Leaders who demonstrate total faith in the capabilities of all students have a whole world to gain. Leaners tend to reward handsomely principals and teachers who care. Rebel students can be born again and become responsible and law abiding students. In his research on the persisting culture of low achievement in Botswana secondary schools, Professor Jaap Kuiper came out with an interesting observation corroborating Wayman’s story that positivity unleashes the potential of every learner and that a discriminatory approach is self-destructive. Kuiper exposed the dangers of neglecting less gifted students. He said, “students are not given enough attention: particularly those that need extra support (those not in the top-streams). They get the opposite of what they need: they are faced with teachers that do not believe in them and thus largely ignore them.

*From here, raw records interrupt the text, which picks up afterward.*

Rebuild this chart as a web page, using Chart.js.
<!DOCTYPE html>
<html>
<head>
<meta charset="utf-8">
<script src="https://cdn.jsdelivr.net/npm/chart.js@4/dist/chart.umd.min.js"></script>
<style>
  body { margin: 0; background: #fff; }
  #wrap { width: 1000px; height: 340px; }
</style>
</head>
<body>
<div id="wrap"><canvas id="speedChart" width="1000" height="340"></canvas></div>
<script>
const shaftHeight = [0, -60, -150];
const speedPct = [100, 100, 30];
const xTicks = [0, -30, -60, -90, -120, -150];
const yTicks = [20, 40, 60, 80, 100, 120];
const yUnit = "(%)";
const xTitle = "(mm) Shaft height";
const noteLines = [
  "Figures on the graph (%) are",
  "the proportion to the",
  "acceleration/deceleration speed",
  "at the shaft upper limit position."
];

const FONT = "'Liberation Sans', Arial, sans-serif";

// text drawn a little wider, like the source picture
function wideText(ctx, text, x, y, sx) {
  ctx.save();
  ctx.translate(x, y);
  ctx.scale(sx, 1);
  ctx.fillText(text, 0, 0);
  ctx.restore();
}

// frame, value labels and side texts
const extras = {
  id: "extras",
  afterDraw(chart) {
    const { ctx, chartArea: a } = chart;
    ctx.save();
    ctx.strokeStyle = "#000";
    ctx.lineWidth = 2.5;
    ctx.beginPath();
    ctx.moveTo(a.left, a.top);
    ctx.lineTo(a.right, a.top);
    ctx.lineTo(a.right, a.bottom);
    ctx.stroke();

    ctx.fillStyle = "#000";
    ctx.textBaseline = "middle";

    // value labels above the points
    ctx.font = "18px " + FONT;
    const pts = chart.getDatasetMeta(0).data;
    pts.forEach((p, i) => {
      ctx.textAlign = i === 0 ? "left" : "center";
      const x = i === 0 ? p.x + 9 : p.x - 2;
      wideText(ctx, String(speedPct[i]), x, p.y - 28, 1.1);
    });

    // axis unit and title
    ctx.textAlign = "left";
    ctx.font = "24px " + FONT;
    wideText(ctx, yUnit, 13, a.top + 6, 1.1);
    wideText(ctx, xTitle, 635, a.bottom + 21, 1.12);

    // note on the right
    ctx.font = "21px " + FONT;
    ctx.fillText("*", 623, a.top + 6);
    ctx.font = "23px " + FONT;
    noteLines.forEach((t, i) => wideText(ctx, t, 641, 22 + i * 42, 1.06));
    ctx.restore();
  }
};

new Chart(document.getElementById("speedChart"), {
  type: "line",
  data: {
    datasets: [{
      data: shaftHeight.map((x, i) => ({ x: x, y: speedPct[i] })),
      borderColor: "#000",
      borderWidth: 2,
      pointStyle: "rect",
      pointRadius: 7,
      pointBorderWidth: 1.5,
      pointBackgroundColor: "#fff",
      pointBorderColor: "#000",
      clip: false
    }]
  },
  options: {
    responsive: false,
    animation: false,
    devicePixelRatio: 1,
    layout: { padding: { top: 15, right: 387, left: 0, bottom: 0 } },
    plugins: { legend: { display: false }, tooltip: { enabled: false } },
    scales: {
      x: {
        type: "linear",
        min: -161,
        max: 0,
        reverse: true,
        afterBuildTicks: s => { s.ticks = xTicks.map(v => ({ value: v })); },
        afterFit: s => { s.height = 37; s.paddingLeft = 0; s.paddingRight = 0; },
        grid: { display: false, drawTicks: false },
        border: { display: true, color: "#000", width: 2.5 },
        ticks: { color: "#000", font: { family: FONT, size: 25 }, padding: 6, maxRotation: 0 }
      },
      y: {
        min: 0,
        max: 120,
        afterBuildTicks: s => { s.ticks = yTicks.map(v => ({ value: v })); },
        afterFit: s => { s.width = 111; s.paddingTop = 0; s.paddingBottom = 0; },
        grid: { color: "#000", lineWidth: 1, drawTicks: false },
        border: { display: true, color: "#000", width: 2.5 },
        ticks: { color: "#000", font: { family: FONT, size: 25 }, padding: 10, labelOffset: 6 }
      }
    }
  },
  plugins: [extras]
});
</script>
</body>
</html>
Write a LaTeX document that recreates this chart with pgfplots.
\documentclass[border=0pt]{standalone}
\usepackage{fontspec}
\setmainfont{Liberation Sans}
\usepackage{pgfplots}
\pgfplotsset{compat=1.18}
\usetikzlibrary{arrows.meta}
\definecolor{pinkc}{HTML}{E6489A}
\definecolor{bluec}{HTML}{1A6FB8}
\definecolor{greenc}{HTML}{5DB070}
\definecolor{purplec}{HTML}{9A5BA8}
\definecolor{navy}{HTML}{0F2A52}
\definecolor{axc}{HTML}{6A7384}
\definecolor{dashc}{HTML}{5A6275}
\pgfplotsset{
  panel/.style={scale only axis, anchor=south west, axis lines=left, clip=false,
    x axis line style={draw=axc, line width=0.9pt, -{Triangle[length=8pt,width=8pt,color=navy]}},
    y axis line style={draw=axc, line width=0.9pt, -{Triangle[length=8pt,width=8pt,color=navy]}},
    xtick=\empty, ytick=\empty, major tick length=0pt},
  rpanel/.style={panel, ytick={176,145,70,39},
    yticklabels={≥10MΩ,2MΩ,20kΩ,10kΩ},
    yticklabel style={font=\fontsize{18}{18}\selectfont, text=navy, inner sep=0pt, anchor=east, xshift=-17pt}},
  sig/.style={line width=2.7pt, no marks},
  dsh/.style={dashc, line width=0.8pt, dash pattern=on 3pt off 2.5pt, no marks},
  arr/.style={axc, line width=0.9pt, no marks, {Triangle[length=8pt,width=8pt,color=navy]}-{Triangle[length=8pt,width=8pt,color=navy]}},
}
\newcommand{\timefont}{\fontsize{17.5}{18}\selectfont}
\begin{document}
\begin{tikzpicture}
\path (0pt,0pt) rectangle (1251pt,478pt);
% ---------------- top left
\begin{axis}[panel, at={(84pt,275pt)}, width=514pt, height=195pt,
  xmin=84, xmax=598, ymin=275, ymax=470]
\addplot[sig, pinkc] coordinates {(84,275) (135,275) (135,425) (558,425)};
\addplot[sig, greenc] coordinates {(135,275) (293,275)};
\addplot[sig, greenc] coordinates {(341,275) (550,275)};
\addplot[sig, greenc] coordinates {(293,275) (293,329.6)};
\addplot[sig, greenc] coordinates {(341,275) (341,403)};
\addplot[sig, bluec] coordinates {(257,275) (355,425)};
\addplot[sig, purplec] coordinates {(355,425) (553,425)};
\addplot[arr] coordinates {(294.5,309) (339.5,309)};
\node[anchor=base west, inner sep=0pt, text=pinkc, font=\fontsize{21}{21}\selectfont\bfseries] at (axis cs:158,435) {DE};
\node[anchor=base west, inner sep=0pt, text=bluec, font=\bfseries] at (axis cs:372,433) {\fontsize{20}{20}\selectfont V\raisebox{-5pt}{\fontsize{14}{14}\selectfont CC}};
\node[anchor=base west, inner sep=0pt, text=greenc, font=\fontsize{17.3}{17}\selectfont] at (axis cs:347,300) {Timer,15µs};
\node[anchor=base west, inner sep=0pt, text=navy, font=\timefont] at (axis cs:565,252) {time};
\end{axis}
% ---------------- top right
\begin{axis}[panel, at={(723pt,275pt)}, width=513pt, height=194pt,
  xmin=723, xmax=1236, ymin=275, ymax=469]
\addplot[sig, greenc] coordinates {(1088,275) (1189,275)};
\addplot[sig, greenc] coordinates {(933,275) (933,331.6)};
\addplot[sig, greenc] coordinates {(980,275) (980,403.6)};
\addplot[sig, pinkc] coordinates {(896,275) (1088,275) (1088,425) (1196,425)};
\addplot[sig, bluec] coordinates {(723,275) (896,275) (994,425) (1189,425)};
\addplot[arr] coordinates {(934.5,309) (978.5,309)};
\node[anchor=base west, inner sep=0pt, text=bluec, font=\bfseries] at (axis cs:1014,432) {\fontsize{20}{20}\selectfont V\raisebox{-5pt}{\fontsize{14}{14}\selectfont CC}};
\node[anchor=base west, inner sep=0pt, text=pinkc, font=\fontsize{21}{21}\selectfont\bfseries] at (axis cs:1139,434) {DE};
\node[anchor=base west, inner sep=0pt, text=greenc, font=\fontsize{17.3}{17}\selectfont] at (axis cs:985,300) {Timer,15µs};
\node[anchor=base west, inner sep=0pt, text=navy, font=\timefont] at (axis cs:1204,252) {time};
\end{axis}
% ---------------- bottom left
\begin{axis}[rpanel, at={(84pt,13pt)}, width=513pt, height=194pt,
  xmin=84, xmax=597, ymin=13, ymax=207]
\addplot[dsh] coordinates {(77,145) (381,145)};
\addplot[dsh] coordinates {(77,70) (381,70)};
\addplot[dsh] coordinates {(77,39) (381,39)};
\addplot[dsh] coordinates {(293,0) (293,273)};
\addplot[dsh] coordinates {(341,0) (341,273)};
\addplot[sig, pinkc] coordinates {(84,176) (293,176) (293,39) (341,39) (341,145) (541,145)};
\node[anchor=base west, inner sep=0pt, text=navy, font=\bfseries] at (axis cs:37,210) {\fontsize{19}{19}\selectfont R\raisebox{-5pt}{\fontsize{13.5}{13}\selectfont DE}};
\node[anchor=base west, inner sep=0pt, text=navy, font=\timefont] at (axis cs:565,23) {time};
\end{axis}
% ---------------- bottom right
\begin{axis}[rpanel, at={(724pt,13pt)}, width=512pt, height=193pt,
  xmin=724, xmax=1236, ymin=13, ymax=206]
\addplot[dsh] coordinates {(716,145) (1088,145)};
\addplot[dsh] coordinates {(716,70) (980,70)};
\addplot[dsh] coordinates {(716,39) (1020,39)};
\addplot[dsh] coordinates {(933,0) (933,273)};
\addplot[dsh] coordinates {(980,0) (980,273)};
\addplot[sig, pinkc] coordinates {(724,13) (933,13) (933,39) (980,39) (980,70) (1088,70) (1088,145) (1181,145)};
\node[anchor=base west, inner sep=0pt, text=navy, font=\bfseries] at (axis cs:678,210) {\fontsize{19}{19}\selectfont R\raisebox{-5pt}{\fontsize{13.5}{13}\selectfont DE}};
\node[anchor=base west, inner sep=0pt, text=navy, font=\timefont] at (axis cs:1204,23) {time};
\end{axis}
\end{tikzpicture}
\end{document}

This creates a self-fulfilling prophecy: students feel they are labelled as weak, they see themselves as weak, the teachers see them as weak and give them little attention, they then are ill-prepared for the examinations and thus they fail: apparently fulfilling the prophecy that everyone knew they would do so.” The few students the school system places on a pedestal tend to fare better because they do not only get more attention but they have an added advantage of being expected to be masters of their own destiny. All schools should stand on a positive foundation. Students, regardless of their backgrounds and circumstances, enter school grounds with high hopes and expectations. Save for a few rebels and non-conformists, many students have an abiding respect and unwavering faith in their teachers both as role models and destiny connectors. Once admitted into the school system, children eventually switch allegiance from their parents to their teachers. Every parent can give testimony in this regard. This is demonstrated by the fact that when holding difficult conversations with their parents, children would often take refuge in what the teacher said. In the eyes of students, the word of the teacher is sacrosanct. When the teacher had said it is so and so, it is must be accepted as gospel truth and there is nothing parents can do about it. While children love and respect their parents, a school has the power to successfully wrestle the lime light from parents.

Therefore it goes without saying that students can ‘crash land’ if the school environment were to behave and conduct its business in a manner not consistent with the learner’s preconceived expectations and hopes. Because it is considered a paragon of perfection and a game changer, a school must look and play the part. There should be no room for faltering. Excellence is the profession of a school and therefore underachievement and mediocrity are alien to it. Any school that has now become synonymous with lawlessness, anarchy, chaos and poor learning outcomes should be flushed out of the system. The simple reason being it would have lost the justification to continue to exist.